Os Guinness pointed out that we were living at the end of 500 years of Western dominance. You don’t have to look far to see signs of this. Three blocks from where I grew up, I can drive for a mile without being able to read a sign or the name of a business because everything is in Chinese. It was not that way even thirty years ago.
Islam is the third-largest faith in the United States, after Christianity and Judaism. The chances of having a Muslim family move in next to you have risen dramatically in the last ten years. According to the 2011 Census, 2.7 million Muslims live in England and Wales where they form 5.0% of the general population and 9.1% of children under the age of five.
Travel outside of the United States and you find out that America is not revered and admired as it once was. Our power and presence in the world is shrinking. Go as missionaries to Africa and find out you want to bring some of them back to be missionaries to America, because they are following Christ more fiercely than we are. Our dominance is largely cultural now. Barbie has most likely gone farther than any one of us could go in influencing the world.
America is growing more increasingly diverse. No need to go to the world anymore; the world is coming to us. The classroom full of homogeneous white children is a thing of the past. One of my college roommates is a pastor in central California, a predominately agricultural area that resembled mid-America when we were in school. Now his church holds separate services in three different languages.
All of this is actually good for us. We have been so arrogant. We are being humbled into facing the fact that our seemingly vast country occupies a small place on this planet, and it is growing smaller by the minute. We can no longer turn a blind eye on the rest of the world. We have to learn to be good neighbors now, and in doing so, respect those who are different than us.

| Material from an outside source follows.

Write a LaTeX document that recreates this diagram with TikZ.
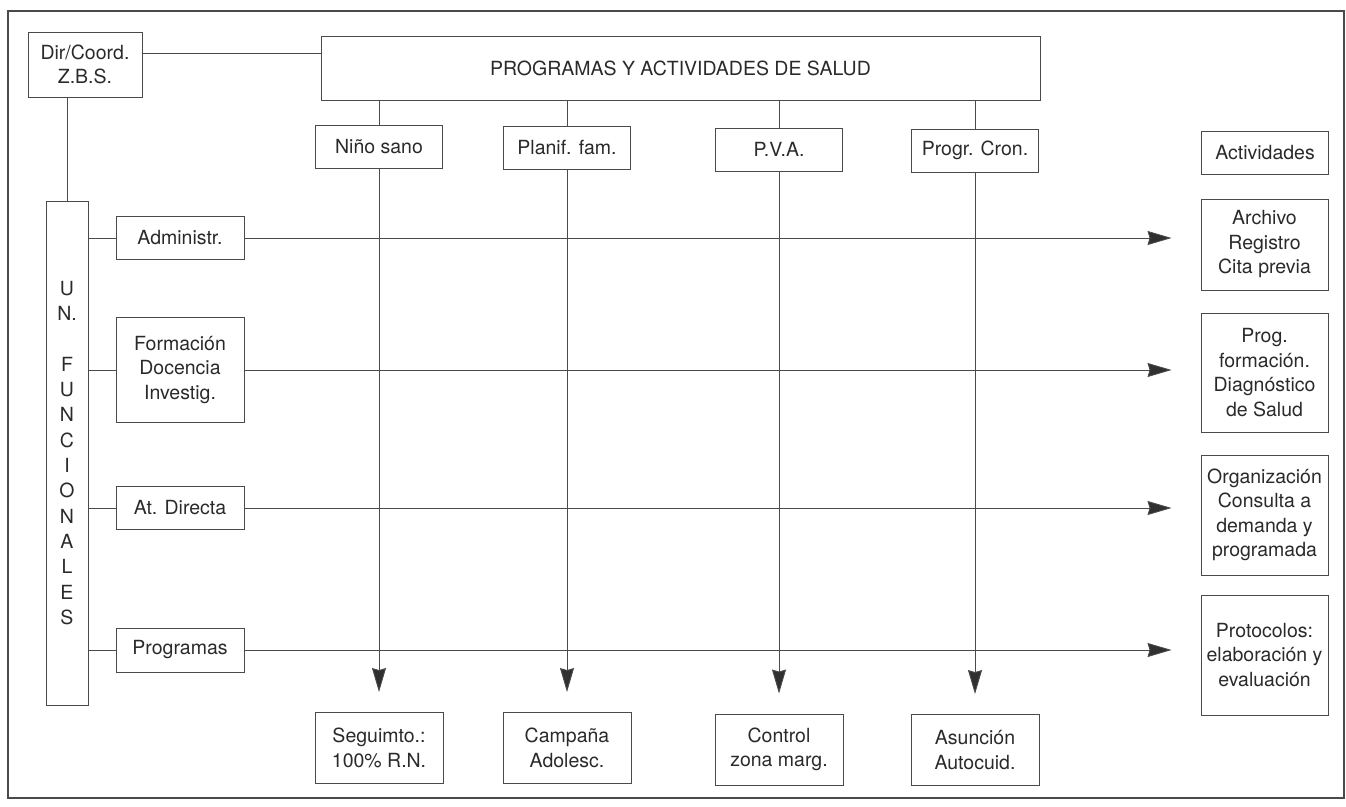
\documentclass[tikz,border=0pt]{standalone}
\usepackage{fontspec}
\setmainfont{TeX Gyre Heros}
\usetikzlibrary{arrows.meta}
\definecolor{linec}{HTML}{4A4A4A}
\definecolor{textc}{HTML}{2A2A2A}
\definecolor{headc}{HTML}{303030}
\newcommand{\dfont}{\fontsize{19.5}{24.5}\selectfont}
\begin{document}
\begin{tikzpicture}[x=1pt,y=-1pt,
  box/.style={draw=linec, line width=0.9pt, inner sep=0pt, align=center, font=\dfont, text=textc},
  tb/.style={box, minimum width=127pt, minimum height=43pt},
  bb/.style={box, minimum width=128pt, minimum height=71pt},
  lb/.style={box, minimum width=128pt},
  rb/.style={box, minimum width=127pt},
  conn/.style={draw=linec, line width=0.9pt},
  arr/.style={conn, -{Stealth[length=24pt,width=14pt,inset=2pt,fill=headc]}}]
\useasboundingbox (0,0) rectangle (1346,806);
\draw[line width=1.3pt, draw=linec] (8,11) rectangle (1344,798);

% top
\node[box, minimum width=114pt, minimum height=65pt] (dir) at (85,64.5) {Dir/Coord.\\Z.B.S.};
\node[box, minimum width=719pt, minimum height=64pt] (prog) at (680.5,68) {PROGRAMAS Y ACTIVIDADES DE SALUD};
\node[tb] (nino) at (379,147) {Niño sano};
\node[tb] (plan) at (567,148) {Planif. fam.};
\node[tb] (pva) at (779,149.5) {P.V.A.};
\node[tb] (cron) at (975,150.5) {Progr. Cron.};
\node[tb] (act) at (1265,153) {Actividades};

% bottom
\node[bb] (seg) at (379,748) {Seguimto.:\\100\% R.N.};
\node[bb] (camp) at (567,748) {Campaña\\Adolesc.};
\node[bb] (ctrl) at (779,749.5) {Control\\zona marg.};
\node[bb] (asun) at (975,750) {Asunción\\Autocuid.};

% left
\node[box, minimum width=42pt, minimum height=504pt, font=\fontsize{19.5}{25.3}\selectfont] (un) at (67,453)
  {U\\N.\\\mbox{}\\F\\U\\N\\C\\I\\O\\N\\A\\L\\E\\S};
\node[lb, minimum height=43pt] (adm) at (180,238) {Administr.};
\node[lb, minimum height=105pt] (form) at (180,370) {Formación\\Docencia\\Investig.};
\node[lb, minimum height=43pt] (atd) at (180,508) {At. Directa};
\node[lb, minimum height=44pt] (progr) at (180,650) {Programas};

% right
\node[rb, minimum height=91pt] (arch) at (1264.5,244.5) {Archivo\\Registro\\Cita previa};
\node[rb, minimum height=119pt] (pform) at (1264.5,372.5) {Prog.\\formación.\\Diagnóstico\\de Salud};
\node[rb, minimum height=120pt] (org) at (1264.5,515) {Organización\\Consulta a\\demanda y\\programada};
\node[rb, minimum height=120pt] (prot) at (1264.5,655) {Protocolos:\\elaboración y\\evaluación};

% connectors top
\draw[conn] ([yshift=11.5pt]dir.east) -- ([yshift=11.5pt]dir.east -| prog.west);
\draw[conn] (un.north |- dir.south) -- (un.north);
\foreach \n in {nino,plan,pva,cron}{
  \draw[conn] (\n.north |- prog.south) -- (\n.north);
}
% left connectors
\foreach \n in {adm,form,atd,progr}{
  \draw[conn] (\n.west -| un.east) -- (\n.west);
}
% horizontal arrows
\draw[arr, shorten >=29pt] (adm.east) -- (adm.east -| arch.west);
\draw[arr, shorten >=29pt] (form.east) -- (form.east -| pform.west);
\draw[arr, shorten >=29pt] (atd.east) -- (atd.east -| org.west);
\draw[arr, shorten >=29pt] (progr.east) -- (progr.east -| prot.west);
% vertical arrows
\draw[arr, shorten >=20pt] (nino.south) -- (nino.south |- seg.north);
\draw[arr, shorten >=20pt] (plan.south) -- (plan.south |- camp.north);
\draw[arr, shorten >=20pt] (pva.south) -- (pva.south |- ctrl.north);
\draw[arr, shorten >=20pt] (cron.south) -- (cron.south |- asun.north);
\end{tikzpicture}
\end{document}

This all eventually comes down to you and me, and how we live our lives. We are citizens of the world and America is looking more and more like the world, and that is as it should be.

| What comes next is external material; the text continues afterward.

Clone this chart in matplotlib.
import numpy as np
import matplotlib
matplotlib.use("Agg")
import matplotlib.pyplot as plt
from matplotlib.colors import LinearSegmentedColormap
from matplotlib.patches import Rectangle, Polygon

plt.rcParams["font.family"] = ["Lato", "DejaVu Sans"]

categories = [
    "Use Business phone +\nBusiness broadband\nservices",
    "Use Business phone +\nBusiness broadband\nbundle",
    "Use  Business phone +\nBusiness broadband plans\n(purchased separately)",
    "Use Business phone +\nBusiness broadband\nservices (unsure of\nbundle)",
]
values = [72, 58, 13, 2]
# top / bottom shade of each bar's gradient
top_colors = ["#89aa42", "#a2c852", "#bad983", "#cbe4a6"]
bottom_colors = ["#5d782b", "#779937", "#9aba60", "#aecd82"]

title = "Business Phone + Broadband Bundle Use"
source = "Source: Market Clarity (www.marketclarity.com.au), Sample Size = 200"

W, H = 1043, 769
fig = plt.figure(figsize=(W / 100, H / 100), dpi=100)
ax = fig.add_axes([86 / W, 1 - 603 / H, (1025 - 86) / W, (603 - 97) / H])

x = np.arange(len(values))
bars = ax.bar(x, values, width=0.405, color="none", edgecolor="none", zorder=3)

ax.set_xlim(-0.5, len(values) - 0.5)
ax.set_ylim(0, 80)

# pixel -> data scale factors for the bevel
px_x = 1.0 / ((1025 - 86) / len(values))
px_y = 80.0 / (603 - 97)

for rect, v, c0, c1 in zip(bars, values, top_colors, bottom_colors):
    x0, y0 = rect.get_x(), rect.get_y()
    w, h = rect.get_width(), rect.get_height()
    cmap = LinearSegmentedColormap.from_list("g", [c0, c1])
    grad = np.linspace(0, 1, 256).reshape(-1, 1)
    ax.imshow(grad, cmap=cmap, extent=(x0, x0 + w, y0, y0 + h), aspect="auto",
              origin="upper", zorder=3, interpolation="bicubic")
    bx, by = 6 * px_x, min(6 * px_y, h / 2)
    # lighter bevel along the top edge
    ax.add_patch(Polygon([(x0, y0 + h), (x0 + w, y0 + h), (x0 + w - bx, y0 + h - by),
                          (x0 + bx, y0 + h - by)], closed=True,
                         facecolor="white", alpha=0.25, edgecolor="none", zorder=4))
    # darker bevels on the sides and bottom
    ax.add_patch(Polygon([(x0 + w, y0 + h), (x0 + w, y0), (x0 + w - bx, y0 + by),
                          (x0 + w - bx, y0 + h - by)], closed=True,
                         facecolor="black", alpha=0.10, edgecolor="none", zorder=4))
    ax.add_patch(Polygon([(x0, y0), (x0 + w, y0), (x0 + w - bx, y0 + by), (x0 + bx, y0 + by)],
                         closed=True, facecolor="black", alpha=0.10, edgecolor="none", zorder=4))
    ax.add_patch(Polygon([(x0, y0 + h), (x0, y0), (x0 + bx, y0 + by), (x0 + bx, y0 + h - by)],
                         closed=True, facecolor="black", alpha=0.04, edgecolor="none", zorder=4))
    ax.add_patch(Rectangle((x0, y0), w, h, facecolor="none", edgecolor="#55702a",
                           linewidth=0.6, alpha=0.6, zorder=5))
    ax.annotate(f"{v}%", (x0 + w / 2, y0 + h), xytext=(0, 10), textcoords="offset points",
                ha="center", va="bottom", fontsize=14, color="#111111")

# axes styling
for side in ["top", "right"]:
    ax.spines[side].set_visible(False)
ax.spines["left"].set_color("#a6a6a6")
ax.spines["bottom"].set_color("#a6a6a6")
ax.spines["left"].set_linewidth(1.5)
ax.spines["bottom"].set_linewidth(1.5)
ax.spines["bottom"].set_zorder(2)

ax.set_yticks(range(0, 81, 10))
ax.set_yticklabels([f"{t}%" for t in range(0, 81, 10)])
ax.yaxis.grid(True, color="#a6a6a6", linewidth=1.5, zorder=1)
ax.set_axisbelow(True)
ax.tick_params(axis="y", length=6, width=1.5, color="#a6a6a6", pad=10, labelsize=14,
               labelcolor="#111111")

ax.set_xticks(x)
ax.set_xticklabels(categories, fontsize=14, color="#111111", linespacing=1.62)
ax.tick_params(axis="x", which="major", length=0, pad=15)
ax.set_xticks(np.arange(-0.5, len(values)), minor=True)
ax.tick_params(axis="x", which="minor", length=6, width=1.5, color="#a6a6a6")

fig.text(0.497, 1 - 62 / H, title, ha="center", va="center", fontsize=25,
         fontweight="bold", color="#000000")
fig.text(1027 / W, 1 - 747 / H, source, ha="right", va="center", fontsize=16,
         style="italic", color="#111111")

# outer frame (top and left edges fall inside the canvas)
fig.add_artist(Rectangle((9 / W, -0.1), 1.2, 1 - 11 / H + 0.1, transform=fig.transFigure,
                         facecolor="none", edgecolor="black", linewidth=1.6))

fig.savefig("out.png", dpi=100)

Jesus used to tell His disciples not to choose the best seat in the house. Better to be invited up by the host than to be sent back. He told them to get to the end of the line because the first will be last, and the last will be first. In other words, choose the humble place. Choose to lift up those around you. Grace turned outward starts with looking highly on those who are different.
It’s human nature to judge and fear that which is different. Yet the kingdom of God belongs first to the poor and the marginalized. Better get used to what’s different, so you will be right at home in the kingdom of heaven.